» EXERCISE GOAL
Exactly as written, write out the lines below from the first to the one containing "marker=dict(color=colors[i], symbol=symbols[i], size=sizes[i])))", inclusive. Pictures do not belong in the copy.

» DATASET CONTENT
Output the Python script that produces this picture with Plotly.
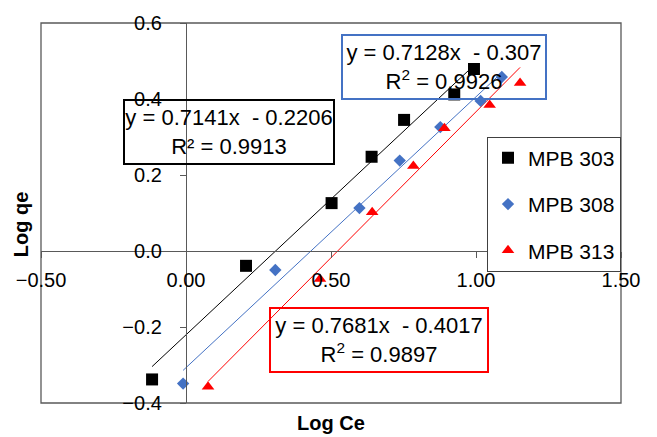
import plotly.graph_objects as go

# ---- data ----
x303 = [-0.117, 0.207, 0.502, 0.640, 0.752, 0.925, 0.993]
y303 = [-0.338, -0.039, 0.126, 0.248, 0.345, 0.412, 0.479]
x308 = [-0.010, 0.308, 0.598, 0.737, 0.877, 1.016, 1.089]
y308 = [-0.349, -0.050, 0.113, 0.238, 0.326, 0.395, 0.458]
x313 = [0.076, 0.462, 0.642, 0.784, 0.891, 1.047, 1.152]
y313 = [-0.357, -0.074, 0.102, 0.224, 0.323, 0.384, 0.442]

names = ["MPB 303", "MPB 308", "MPB 313"]
slopes = [0.7141, 0.7128, 0.7681]
intercepts = [-0.2206, -0.307, -0.4017]
r2 = [0.9913, 0.9926, 0.9897]

xticks = [-0.5, 0.0, 0.5, 1.0, 1.5]
yticks = [-0.4, -0.2, 0.0, 0.2, 0.4, 0.6]

FONT = "Liberation Sans"
colors = ["#000000", "#4472C4", "#FF0000"]
symbols = ["square", "diamond", "triangle-up"]
sizes = [12, 9.5, 11]
xs = [x303, x308, x313]
ys = [y303, y308, y313]

fig = go.Figure()
for i in range(3):
    x0, x1 = min(xs[i]), max(xs[i])
    fig.add_trace(go.Scatter(
        x=[x0, x1], y=[slopes[i] * x0 + intercepts[i], slopes[i] * x1 + intercepts[i]],
        mode="lines", line=dict(color=colors[i], width=1), showlegend=False,
        hoverinfo="skip"))
for i in range(3):
    fig.add_trace(go.Scatter(
        x=xs[i], y=ys[i], mode="markers", name=names[i], legendgroup=names[i],
        marker=dict(color=colors[i], symbol=symbols[i], size=sizes[i])))

# equation boxes
boxes = [
    (0.148, 0.312, "y = 0.7141x  - 0.2206<br>R² = 0.9913", "#000000", 208, 62),
    (0.890, 0.483, "y = 0.7128x  - 0.307<br>R<sup>2</sup> = 0.9926", "#4472C4", 202, 62),
    (0.666, -0.234, "y = 0.7681x  - 0.4017<br>R<sup>2</sup> = 0.9897", "#FF0000", 216, 62),
]
for bx, by, txt, col, w, h in boxes:
    fig.add_annotation(x=bx, y=by, xref="x", yref="y", text=txt, showarrow=False,
                       font=dict(family=FONT, size=22, color="#000000"),
                       align="center", bgcolor="rgba(255,255,255,0)",
                       bordercolor=col, borderwidth=2, borderpad=0,
                       width=w, height=h)

# axis titles
fig.add_annotation(x=0.5, y=-0.052, xref="paper", yref="paper", text="<b>Log Ce</b>",
                   showarrow=False, xanchor="center", yanchor="middle",
                   font=dict(family=FONT, size=20, color="#000000"))
fig.add_annotation(x=-0.033, y=0.47, xref="paper", yref="paper", text="<b>Log qe</b>",
                   showarrow=False, textangle=-90, xanchor="center", yanchor="middle",
                   font=dict(family=FONT, size=20, color="#000000"))

# plot area border
fig.add_shape(type="rect", xref="paper", yref="paper", x0=0, y0=0, x1=1, y1=1,
              line=dict(color="#595959", width=1.3), layer="below")

fig.update_layout(
    width=657, height=437,
    margin=dict(l=41, r=36, t=15, b=34),
    paper_bgcolor="white", plot_bgcolor="white",
    font=dict(family=FONT, size=20, color="#000000"),
    showlegend=True,
    legend=dict(x=(487 - 41) / 580, y=(403 - 131) / 388, xanchor="left", yanchor="top",
                bgcolor="white", bordercolor="#404040", borderwidth=1,
                font=dict(family=FONT, size=21, color="#000000"),
                tracegroupgap=16, itemwidth=30),
    xaxis=dict(range=[-0.5, 1.5], tickvals=xticks, tickformat=".2f",
               showgrid=False, zeroline=False, showline=True, linecolor="#595959",
               linewidth=1.3, ticks="outside", ticklen=6, tickcolor="#595959",
               anchor="free", position=0.4, ticklabelstandoff=5,
               tickfont=dict(family=FONT, size=20)),
    yaxis=dict(range=[-0.4, 0.6], tickvals=yticks, tickformat=".1f",
               showgrid=False, zeroline=False, showline=True, linecolor="#595959",
               linewidth=1.3, ticks="outside", ticklen=6, tickcolor="#595959",
               anchor="free", position=0.25, ticklabelstandoff=14,
               tickfont=dict(family=FONT, size=20)),
)

fig.write_html("out.html")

» ANSWER FOR THE TASK
Output the Python script that produces this picture with Plotly.
import plotly.graph_objects as go

# ---- data ----
x303 = [-0.117, 0.207, 0.502, 0.640, 0.752, 0.925, 0.993]
y303 = [-0.338, -0.039, 0.126, 0.248, 0.345, 0.412, 0.479]
x308 = [-0.010, 0.308, 0.598, 0.737, 0.877, 1.016, 1.089]
y308 = [-0.349, -0.050, 0.113, 0.238, 0.326, 0.395, 0.458]
x313 = [0.076, 0.462, 0.642, 0.784, 0.891, 1.047, 1.152]
y313 = [-0.357, -0.074, 0.102, 0.224, 0.323, 0.384, 0.442]

names = ["MPB 303", "MPB 308", "MPB 313"]
slopes = [0.7141, 0.7128, 0.7681]
intercepts = [-0.2206, -0.307, -0.4017]
r2 = [0.9913, 0.9926, 0.9897]

xticks = [-0.5, 0.0, 0.5, 1.0, 1.5]
yticks = [-0.4, -0.2, 0.0, 0.2, 0.4, 0.6]

FONT = "Liberation Sans"
colors = ["#000000", "#4472C4", "#FF0000"]
symbols = ["square", "diamond", "triangle-up"]
sizes = [12, 9.5, 11]
xs = [x303, x308, x313]
ys = [y303, y308, y313]

fig = go.Figure()
for i in range(3):
    x0, x1 = min(xs[i]), max(xs[i])
    fig.add_trace(go.Scatter(
        x=[x0, x1], y=[slopes[i] * x0 + intercepts[i], slopes[i] * x1 + intercepts[i]],
        mode="lines", line=dict(color=colors[i], width=1), showlegend=False,
        hoverinfo="skip"))
for i in range(3):
    fig.add_trace(go.Scatter(
        x=xs[i], y=ys[i], mode="markers", name=names[i], legendgroup=names[i],
        marker=dict(color=colors[i], symbol=symbols[i], size=sizes[i])))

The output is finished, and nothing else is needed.